Playback Software: HRTFs and Calibration

Incorporate P-HRTFs as part of the playback software.
Include a way of calculating the size of the listener’s head. This could be as simple as a measurement device built into headbands of the VR headset.

Include a final step of calibrating the audio after the P-HRTF and head size is applied to the audio. Each pair of headphones and set of human ears will locate sounds in the VR world with slight to large variations. Furthermore, recent experiments have shown that P-HRTFs do not provide accurate results because of how the human brain processes audio. Upwards of 25 percent of subjects do not localize sounds where the other 75 percent hear them using P-HRTF alone. These localization variations range from what should be a localized sound being reproduced like a blob of sound, or a sound that should be in front of the listener sounding like it comes from within the listener’s head or behind them.

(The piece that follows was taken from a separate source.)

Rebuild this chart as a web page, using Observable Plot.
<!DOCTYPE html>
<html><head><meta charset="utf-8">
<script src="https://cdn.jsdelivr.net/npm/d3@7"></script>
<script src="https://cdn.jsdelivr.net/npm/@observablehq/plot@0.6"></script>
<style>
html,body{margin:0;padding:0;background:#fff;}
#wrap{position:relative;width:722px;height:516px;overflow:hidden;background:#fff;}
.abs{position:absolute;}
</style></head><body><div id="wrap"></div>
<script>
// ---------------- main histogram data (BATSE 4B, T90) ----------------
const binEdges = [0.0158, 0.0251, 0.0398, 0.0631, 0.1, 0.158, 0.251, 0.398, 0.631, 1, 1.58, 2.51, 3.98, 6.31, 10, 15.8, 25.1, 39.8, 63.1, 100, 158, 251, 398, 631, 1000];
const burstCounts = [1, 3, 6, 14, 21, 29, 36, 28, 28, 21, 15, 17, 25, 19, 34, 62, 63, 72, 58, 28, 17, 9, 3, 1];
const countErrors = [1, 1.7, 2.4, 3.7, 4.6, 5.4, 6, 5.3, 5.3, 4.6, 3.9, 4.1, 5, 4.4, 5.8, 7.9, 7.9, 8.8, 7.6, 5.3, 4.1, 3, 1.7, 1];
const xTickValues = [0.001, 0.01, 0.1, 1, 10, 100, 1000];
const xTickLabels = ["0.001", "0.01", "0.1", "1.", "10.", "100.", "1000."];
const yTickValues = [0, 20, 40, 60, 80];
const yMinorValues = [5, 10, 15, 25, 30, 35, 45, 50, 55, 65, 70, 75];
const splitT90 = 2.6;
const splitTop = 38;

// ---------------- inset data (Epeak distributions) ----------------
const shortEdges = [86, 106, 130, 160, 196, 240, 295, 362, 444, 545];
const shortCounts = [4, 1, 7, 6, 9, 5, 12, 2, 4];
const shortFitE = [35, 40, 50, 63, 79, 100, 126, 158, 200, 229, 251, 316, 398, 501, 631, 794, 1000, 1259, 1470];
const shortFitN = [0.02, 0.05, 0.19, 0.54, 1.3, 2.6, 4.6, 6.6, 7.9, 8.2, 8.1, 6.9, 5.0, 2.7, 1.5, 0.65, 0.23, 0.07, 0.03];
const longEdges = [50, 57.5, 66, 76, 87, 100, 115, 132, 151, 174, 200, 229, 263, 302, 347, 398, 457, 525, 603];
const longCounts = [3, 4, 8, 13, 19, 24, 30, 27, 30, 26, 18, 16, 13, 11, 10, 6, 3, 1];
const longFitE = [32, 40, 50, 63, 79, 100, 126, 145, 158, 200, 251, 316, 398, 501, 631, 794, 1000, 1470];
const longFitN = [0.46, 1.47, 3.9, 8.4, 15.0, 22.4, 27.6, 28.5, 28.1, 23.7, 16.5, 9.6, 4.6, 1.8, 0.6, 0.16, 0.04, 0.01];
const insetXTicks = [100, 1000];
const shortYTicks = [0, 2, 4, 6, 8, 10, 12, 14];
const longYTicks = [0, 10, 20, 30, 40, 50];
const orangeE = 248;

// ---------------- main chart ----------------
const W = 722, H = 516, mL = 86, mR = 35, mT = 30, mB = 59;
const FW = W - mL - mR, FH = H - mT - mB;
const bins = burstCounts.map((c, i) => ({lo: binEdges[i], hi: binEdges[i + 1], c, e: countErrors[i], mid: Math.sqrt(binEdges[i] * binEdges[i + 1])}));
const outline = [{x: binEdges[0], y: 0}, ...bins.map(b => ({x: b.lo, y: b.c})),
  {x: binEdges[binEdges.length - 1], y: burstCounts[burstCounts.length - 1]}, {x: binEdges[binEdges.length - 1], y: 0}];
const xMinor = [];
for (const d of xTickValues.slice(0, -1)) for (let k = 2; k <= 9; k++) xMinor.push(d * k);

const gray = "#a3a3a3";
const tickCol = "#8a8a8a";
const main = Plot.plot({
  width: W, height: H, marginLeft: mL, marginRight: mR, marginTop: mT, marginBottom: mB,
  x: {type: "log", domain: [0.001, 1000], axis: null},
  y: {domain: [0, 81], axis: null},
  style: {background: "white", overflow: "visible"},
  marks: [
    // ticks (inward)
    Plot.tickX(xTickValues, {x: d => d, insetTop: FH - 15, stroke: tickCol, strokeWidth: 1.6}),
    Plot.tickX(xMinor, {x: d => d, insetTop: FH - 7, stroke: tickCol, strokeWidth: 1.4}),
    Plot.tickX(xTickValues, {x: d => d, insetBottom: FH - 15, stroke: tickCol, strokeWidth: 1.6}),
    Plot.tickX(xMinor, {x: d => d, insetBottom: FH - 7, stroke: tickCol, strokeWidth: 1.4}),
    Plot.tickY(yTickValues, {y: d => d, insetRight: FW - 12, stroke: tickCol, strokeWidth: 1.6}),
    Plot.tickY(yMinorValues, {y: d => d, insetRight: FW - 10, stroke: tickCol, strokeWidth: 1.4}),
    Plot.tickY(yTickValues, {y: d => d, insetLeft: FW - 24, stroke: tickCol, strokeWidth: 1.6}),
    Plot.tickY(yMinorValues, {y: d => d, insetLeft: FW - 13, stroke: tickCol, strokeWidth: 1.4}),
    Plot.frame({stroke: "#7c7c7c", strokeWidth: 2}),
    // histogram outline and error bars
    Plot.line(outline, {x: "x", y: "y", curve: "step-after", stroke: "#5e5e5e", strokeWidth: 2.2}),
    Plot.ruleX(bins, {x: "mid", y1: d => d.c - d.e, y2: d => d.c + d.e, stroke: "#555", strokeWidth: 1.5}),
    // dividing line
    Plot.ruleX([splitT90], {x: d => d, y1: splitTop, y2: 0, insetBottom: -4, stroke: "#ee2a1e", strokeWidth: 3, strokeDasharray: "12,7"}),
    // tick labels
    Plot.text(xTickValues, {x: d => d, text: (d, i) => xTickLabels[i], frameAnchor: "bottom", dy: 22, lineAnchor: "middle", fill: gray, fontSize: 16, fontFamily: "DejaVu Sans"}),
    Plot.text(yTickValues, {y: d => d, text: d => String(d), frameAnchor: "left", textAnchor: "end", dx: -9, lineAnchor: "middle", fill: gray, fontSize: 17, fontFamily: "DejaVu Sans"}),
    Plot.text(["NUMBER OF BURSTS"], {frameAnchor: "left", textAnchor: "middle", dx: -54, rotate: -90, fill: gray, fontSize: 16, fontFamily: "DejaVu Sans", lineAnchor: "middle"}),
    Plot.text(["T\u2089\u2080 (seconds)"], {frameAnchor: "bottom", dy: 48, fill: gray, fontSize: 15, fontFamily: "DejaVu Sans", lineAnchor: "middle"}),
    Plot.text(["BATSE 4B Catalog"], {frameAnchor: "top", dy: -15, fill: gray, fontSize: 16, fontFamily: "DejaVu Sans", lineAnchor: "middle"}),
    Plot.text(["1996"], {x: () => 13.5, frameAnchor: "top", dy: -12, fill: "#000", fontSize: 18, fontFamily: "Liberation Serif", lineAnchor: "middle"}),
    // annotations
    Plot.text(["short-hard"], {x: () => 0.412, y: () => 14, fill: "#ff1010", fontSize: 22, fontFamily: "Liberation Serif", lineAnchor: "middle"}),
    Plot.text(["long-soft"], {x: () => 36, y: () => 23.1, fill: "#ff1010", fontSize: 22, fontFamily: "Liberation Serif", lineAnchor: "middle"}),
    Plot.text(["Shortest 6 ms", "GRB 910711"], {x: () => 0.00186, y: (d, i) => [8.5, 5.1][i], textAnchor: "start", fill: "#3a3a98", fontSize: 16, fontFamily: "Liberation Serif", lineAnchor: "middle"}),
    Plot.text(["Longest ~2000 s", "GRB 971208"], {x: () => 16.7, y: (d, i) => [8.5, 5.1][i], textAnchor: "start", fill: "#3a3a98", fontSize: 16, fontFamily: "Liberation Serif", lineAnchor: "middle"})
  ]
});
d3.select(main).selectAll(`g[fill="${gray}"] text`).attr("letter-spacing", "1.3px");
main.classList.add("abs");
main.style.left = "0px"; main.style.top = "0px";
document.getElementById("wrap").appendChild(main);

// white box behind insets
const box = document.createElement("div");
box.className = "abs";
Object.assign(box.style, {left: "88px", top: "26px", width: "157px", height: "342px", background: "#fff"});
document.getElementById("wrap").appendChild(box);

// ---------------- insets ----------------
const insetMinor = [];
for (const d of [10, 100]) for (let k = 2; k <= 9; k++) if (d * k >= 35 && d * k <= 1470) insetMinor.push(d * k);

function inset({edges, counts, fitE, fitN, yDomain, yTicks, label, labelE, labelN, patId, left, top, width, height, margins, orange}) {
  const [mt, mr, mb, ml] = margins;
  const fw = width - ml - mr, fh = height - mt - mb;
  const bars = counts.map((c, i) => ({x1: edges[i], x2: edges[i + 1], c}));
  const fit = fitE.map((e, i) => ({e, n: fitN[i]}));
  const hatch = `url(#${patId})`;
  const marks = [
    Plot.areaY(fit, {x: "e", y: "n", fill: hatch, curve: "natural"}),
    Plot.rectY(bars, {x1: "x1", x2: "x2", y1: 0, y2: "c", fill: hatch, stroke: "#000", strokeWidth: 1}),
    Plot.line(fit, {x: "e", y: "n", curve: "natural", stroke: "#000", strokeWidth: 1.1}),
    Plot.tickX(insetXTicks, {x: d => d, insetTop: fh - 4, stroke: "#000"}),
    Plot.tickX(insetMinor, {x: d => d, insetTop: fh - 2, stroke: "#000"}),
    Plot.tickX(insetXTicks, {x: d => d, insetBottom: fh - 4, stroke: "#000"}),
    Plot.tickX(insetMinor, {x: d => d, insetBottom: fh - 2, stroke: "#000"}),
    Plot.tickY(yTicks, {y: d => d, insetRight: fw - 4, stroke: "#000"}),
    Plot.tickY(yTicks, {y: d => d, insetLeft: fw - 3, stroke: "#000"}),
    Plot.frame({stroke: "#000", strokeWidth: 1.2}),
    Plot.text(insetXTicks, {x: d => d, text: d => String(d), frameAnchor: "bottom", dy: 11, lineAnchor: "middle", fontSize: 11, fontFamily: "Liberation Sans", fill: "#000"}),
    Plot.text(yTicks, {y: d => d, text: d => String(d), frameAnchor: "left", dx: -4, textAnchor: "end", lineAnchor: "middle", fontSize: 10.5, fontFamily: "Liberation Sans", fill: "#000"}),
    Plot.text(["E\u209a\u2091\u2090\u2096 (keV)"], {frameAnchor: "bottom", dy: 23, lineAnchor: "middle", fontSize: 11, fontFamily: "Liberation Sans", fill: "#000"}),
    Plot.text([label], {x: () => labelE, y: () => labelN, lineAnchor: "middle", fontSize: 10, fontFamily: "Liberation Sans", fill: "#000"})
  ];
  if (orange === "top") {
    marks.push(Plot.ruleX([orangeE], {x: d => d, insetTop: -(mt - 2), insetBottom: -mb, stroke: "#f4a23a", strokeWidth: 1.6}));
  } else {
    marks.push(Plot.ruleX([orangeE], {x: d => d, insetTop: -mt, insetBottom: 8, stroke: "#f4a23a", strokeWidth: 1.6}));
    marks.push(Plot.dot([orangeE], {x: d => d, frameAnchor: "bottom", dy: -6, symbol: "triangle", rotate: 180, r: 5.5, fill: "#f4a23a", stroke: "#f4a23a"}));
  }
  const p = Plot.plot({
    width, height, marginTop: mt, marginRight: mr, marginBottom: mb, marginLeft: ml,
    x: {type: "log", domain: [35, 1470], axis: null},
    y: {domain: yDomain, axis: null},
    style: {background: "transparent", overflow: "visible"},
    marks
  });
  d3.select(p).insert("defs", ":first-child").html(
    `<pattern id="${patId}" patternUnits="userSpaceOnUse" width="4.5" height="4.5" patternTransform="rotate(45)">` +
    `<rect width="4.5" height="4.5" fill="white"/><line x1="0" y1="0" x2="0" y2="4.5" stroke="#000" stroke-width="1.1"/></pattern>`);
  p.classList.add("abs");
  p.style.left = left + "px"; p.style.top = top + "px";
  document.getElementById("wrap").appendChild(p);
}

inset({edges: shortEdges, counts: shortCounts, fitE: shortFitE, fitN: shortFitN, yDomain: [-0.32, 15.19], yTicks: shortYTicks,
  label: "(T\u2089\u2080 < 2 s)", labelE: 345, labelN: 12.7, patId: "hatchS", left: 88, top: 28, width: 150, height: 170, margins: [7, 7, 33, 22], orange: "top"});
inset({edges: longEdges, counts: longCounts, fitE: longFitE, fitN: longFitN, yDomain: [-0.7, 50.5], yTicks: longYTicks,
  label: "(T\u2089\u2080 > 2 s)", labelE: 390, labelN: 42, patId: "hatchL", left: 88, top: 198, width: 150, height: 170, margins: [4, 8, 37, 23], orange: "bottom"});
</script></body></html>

Audio must be in sync with the video. The estimated maximum latency should be targeted at near 2-3ms. Much of the content currently available can have up to 10ms of audio latency.The following table summarizes the above:

Audio Serves the Immersive Experience

It is only when these elements, along with video resolution with respect to visual acuity and frame rates, are considered that a convincing and non-harmful virtual reality experience is achieved.

The experience must be served above all other considerations. We need to recognize the limitations of our tools and play within the boundaries of those limitations. All the elements that make up an experience must serve the intent of the creator and the experience. Let the art guide the technology. As George Massenburg says, “If we think it can be better, we should at least try.”

[1] The Audibility of Typical Digital Audio Filters in a High-Fidelity Playback System. AES Paper 9174. 2014. Jackson, Helen M.; Capp, Michael D.; Stuart, Robert J.